Polynomial dimensional decomposition (PDD) is a surrogate method originated from the ANOVA (analysis of variance) decomposition, and has shown powerful performance in uncertainty quantification (UQ) accuracy and convergence recently. However, complex high-dimensional problems result in a large number of polynomial basis functions, leading to heavy computational burden, and the probability distributions of the input random variables are indispensable for PDD modeling and UQ, which may be unavailable in practical engineering. This study establishes an adaptive data-driven subspace PDD (ADDSPDD) for high-dimensional UQ, which employs two types of data for modeling the PDD basis function and the low-dimensional subspace directly, namely, the data of input random variables and the input-response samples. Firstly, we propose a data-driven zero-entropy criterion-based maximum entropy method for reconstructing the probability density functions (PDF) of input variables. Then, with the aid of the established PDFs, a data-driven subspace PDD (DDSPDD) is proposed based on the whitening transformation. To recover the subspace of the function of interest accurately and efficiently, we put forward an approximate active subspace method (AAS) based on the Taylor expansion under some mild premises.
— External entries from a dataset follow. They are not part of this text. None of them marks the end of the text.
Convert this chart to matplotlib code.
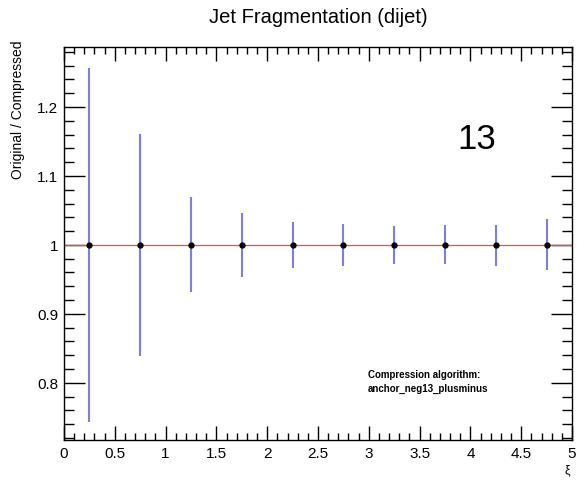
import numpy as np
import matplotlib.pyplot as plt
from matplotlib.ticker import MultipleLocator

plt.rcParams["font.family"] = ["Liberation Sans", "DejaVu Sans"]

# ratio per xi bin
xi_centers = [0.25, 0.75, 1.25, 1.75, 2.25, 2.75, 3.25, 3.75, 4.25, 4.75]
ratio = [1.0, 1.0, 1.0, 1.0, 1.0, 1.0, 1.0, 1.0005, 0.9995, 1.0]
ratio_err = [0.257, 0.161, 0.069, 0.046, 0.033, 0.030, 0.028, 0.028, 0.030, 0.037]
bin_edges = [0.0, 0.5, 1.0, 1.5, 2.0, 2.5, 3.0, 3.5, 4.0, 4.5, 5.0]

fig = plt.figure(figsize=(5.77, 4.81), dpi=100)
ax = fig.add_axes([0.1109, 0.0832, 0.8804, 0.817])

# red ratio histogram line
ax.stairs(ratio, bin_edges, color="#f04848", linewidth=0.9, baseline=None, zorder=2)

ax.errorbar(xi_centers, ratio, yerr=ratio_err, fmt="o", color="black",
            markersize=3.5, ecolor="#7f7fd8", elinewidth=1.5, capsize=0, zorder=3)

ax.set_xlim(0, 5)
ax.set_ylim(0.717, 1.287)

ax.xaxis.set_minor_locator(MultipleLocator(0.1))
ax.yaxis.set_minor_locator(MultipleLocator(0.02))
ax.set_xticks([0, 0.5, 1, 1.5, 2, 2.5, 3, 3.5, 4, 4.5, 5])
ax.set_xticklabels(["0", "0.5", "1", "1.5", "2", "2.5", "3", "3.5", "4", "4.5", "5"])
ax.set_yticks([0.8, 0.9, 1.0, 1.1, 1.2])
ax.set_yticklabels(["0.8", "0.9", "1", "1.1", "1.2"])

ax.tick_params(axis="x", which="major", direction="in", length=10, width=1,
               top=True, labelsize=11, pad=4)
ax.tick_params(axis="x", which="minor", direction="in", length=5, width=1, top=True)
ax.tick_params(axis="y", which="major", direction="in", length=15, width=1,
               right=True, labelsize=11, pad=4)
ax.tick_params(axis="y", which="minor", direction="in", length=7, width=1, right=True)
for sp in ax.spines.values():
    sp.set_linewidth(1.0)

fig.text(0.551, 0.963, "Jet Fragmentation (dijet)", ha="center", va="center",
         fontsize=14.5)
fig.text(0.031, 0.915, "Original / Compressed", rotation=90, ha="center",
         va="top", fontsize=10)
fig.text(0.983, 0.022, "ξ", ha="center", va="center", fontsize=9)

ax.text(0.792, 0.711, "13", transform=fig.transFigure, ha="left", va="center",
        fontsize=25)
ax.text(0.638, 0.206, "Compression algorithm:\nanchor_neg13_plusminus",
        transform=fig.transFigure, ha="left", va="center", fontsize=7,
        fontweight="bold", linespacing=1.4)

fig.savefig("out.png", dpi=100)
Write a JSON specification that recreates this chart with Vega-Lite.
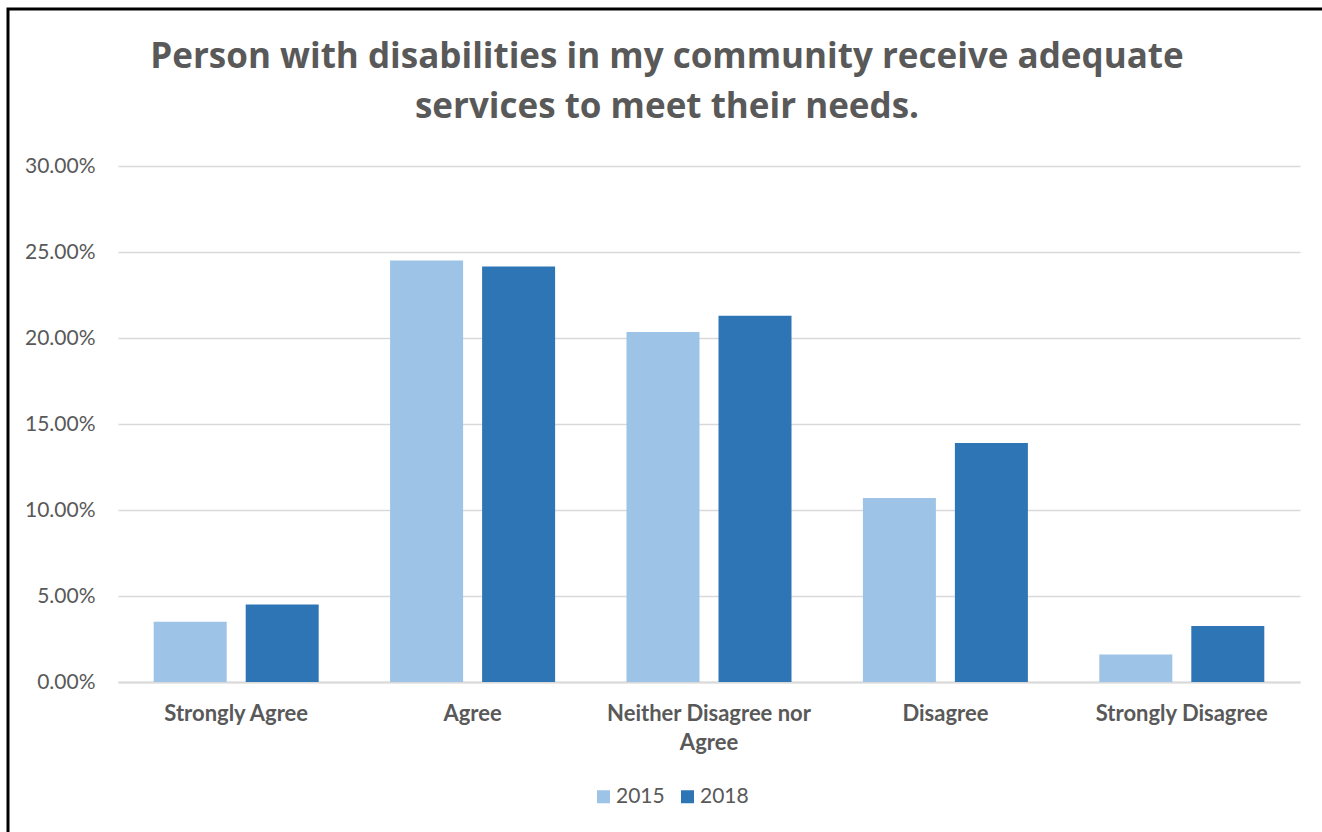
{
  "$schema": "https://vega.github.io/schema/vega-lite/v6.json",
  "autosize": {"type": "none"},
  "width": 1318,
  "height": 828,
  "padding": {"left": 8, "top": 9, "right": -4, "bottom": -5},
  "background": "white",
  "config": {
    "view": {"stroke": "black", "strokeWidth": 3},
    "font": "Lato"
  },
  "title": {
    "text": ["Person with disabilities in my community receive adequate", "services to meet their needs."],
    "font": "Open Sans",
    "fontSize": 35,
    "fontWeight": "bold",
    "color": "#595959",
    "anchor": "middle",
    "frame": "group",
    "baseline": "top",
    "offset": 0,
    "dy": 116,
    "lineHeight": 50
  },
  "data": {
    "values": [
      {"response": "Strongly Agree", "year": "2015", "value": 0.035},
      {"response": "Strongly Agree", "year": "2018", "value": 0.045},
      {"response": "Agree", "year": "2015", "value": 0.245},
      {"response": "Agree", "year": "2018", "value": 0.2415},
      {"response": "Neither Disagree nor Agree", "year": "2015", "value": 0.2035},
      {"response": "Neither Disagree nor Agree", "year": "2018", "value": 0.213},
      {"response": "Disagree", "year": "2015", "value": 0.107},
      {"response": "Disagree", "year": "2018", "value": 0.139},
      {"response": "Strongly Disagree", "year": "2015", "value": 0.016},
      {"response": "Strongly Disagree", "year": "2018", "value": 0.0325}
    ]
  },
  "mark": {"type": "bar"},
  "encoding": {
    "x": {
      "field": "response",
      "type": "nominal",
      "sort": ["Strongly Agree", "Agree", "Neither Disagree nor Agree", "Disagree", "Strongly Disagree"],
      "scale": {"range": [110, 1292], "paddingInner": 0, "paddingOuter": 0},
      "axis": {
        "title": null,
        "orient": "bottom",
        "offset": -155,
        "labelAngle": 0,
        "domainColor": "#d9d9d9",
        "domainWidth": 2,
        "ticks": false,
        "labelFont": "Lato",
        "labelFontWeight": "bold",
        "labelFontSize": 22,
        "labelColor": "#595959",
        "labelPadding": 21,
        "labelLineHeight": 29,
        "labelLimit": 400,
        "labelExpr": "datum.label == 'Neither Disagree nor Agree' ? ['Neither Disagree nor', 'Agree'] : datum.label"
      }
    },
    "xOffset": {
      "field": "year",
      "type": "nominal",
      "scale": {"paddingInner": 0.2065, "paddingOuter": 0.388}
    },
    "y": {
      "field": "value",
      "type": "quantitative",
      "scale": {"domain": [0, 0.3], "range": [673, 157]},
      "axis": {
        "title": null,
        "format": ".2%",
        "values": [0, 0.05, 0.1, 0.15, 0.2, 0.25, 0.3],
        "offset": -110,
        "domain": false,
        "ticks": false,
        "grid": true,
        "gridColor": "#d9d9d9",
        "gridWidth": 1.5,
        "labelFont": "Lato",
        "labelFontSize": 21,
        "labelColor": "#595959",
        "labelPadding": 23
      }
    },
    "color": {
      "field": "year",
      "type": "nominal",
      "scale": {"domain": ["2015", "2018"], "range": ["#9dc3e6", "#2e75b6"]},
      "legend": {
        "orient": "none",
        "legendX": 585,
        "legendY": 777,
        "direction": "horizontal",
        "title": null,
        "padding": 0,
        "symbolType": "square",
        "symbolSize": 169,
        "symbolStrokeWidth": 0,
        "labelFont": "Lato",
        "labelFontSize": 21,
        "labelColor": "#595959",
        "labelOffset": 2,
        "columnPadding": 12
      }
    }
  }
}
Finally, we integrate an adaptive learning algorithm into the DDSPDD framework based on the sparse Bayesian learning theory, obtaining our ADDSPDD; thus, the real subspace and the significant PDD basis functions can be identified with limited computational budget. We validate the proposed method by using four examples, and systematically compare four existing dimension-reduction methods with the AAS. Results show that the proposed framework is effective and the AAS is a good choice when the corresponding assumptions are satisfied.